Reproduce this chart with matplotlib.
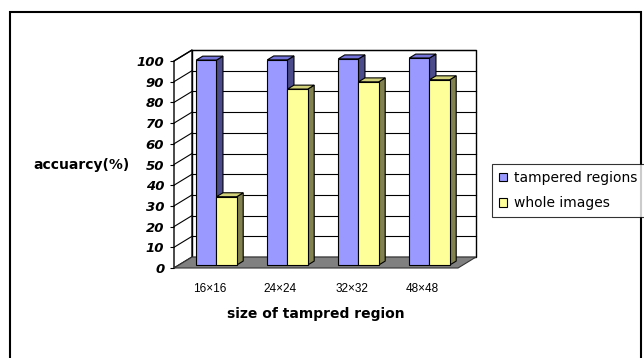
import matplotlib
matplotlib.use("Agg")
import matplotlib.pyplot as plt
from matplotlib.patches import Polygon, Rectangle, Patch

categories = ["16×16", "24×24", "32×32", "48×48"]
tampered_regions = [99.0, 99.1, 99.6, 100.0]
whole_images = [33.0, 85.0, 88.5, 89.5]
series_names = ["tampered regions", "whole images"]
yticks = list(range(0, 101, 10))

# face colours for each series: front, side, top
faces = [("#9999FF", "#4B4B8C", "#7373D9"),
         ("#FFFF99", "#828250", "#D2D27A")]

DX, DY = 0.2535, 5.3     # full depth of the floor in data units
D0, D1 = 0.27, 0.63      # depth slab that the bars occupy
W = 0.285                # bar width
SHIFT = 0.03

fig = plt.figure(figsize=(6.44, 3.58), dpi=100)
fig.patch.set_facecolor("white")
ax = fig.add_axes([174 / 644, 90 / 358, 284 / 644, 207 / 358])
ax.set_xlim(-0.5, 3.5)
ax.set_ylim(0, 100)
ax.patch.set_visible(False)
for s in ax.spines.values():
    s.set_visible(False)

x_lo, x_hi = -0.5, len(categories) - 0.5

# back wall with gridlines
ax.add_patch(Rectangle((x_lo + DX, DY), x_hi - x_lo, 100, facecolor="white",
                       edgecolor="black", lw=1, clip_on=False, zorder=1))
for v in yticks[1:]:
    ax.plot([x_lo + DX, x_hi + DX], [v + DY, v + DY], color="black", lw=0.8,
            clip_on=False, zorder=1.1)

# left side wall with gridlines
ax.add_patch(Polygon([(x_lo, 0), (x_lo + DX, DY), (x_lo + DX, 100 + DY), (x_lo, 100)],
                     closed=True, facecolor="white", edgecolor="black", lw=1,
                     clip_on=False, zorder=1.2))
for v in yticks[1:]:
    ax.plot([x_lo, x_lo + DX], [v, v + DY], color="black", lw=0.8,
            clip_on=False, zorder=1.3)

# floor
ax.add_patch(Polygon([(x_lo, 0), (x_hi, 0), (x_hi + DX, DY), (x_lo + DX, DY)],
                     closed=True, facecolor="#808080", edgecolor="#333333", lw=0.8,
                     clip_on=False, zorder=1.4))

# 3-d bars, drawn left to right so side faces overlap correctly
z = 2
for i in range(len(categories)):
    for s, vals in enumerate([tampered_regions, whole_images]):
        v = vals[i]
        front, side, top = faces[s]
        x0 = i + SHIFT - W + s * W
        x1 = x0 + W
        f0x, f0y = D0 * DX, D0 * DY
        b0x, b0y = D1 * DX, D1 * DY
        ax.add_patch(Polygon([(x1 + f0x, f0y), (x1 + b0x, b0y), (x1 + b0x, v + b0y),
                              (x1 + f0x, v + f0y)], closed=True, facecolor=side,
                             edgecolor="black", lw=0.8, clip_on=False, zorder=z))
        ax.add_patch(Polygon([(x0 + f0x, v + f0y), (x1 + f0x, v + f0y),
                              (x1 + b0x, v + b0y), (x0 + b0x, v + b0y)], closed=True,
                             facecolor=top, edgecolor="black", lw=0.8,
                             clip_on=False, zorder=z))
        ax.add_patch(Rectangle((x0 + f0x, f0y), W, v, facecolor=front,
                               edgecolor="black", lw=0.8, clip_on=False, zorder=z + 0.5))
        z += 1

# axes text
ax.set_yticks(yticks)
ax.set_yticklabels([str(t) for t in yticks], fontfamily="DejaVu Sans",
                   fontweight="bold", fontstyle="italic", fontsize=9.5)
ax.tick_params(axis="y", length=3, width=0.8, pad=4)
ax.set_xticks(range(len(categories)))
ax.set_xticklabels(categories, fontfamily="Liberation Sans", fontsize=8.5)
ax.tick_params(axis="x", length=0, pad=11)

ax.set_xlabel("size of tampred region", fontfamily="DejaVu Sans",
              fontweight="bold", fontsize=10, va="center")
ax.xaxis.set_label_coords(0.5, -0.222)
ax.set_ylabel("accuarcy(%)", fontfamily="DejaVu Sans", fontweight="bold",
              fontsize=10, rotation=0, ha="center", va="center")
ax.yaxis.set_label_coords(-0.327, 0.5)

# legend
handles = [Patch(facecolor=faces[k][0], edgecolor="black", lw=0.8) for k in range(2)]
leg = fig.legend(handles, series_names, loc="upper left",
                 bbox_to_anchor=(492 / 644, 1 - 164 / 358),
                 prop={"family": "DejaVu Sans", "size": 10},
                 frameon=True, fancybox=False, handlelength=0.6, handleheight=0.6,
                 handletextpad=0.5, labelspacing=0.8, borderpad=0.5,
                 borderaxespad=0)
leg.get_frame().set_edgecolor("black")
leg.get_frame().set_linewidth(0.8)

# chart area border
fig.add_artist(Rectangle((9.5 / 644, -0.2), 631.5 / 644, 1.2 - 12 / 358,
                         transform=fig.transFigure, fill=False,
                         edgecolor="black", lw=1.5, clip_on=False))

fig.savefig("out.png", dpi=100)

■ ■ ■ ■ ■

**Short problem**
Write out each line of the listing above, exactly, from its first line to the line holding "SHIFT = 0.03", inclusive. Skip the pictures.

**Solution below**
Reproduce this chart with matplotlib.
import matplotlib
matplotlib.use("Agg")
import matplotlib.pyplot as plt
from matplotlib.patches import Polygon, Rectangle, Patch

categories = ["16×16", "24×24", "32×32", "48×48"]
tampered_regions = [99.0, 99.1, 99.6, 100.0]
whole_images = [33.0, 85.0, 88.5, 89.5]
series_names = ["tampered regions", "whole images"]
yticks = list(range(0, 101, 10))

# face colours for each series: front, side, top
faces = [("#9999FF", "#4B4B8C", "#7373D9"),
         ("#FFFF99", "#828250", "#D2D27A")]

DX, DY = 0.2535, 5.3     # full depth of the floor in data units
D0, D1 = 0.27, 0.63      # depth slab that the bars occupy
W = 0.285                # bar width
SHIFT = 0.03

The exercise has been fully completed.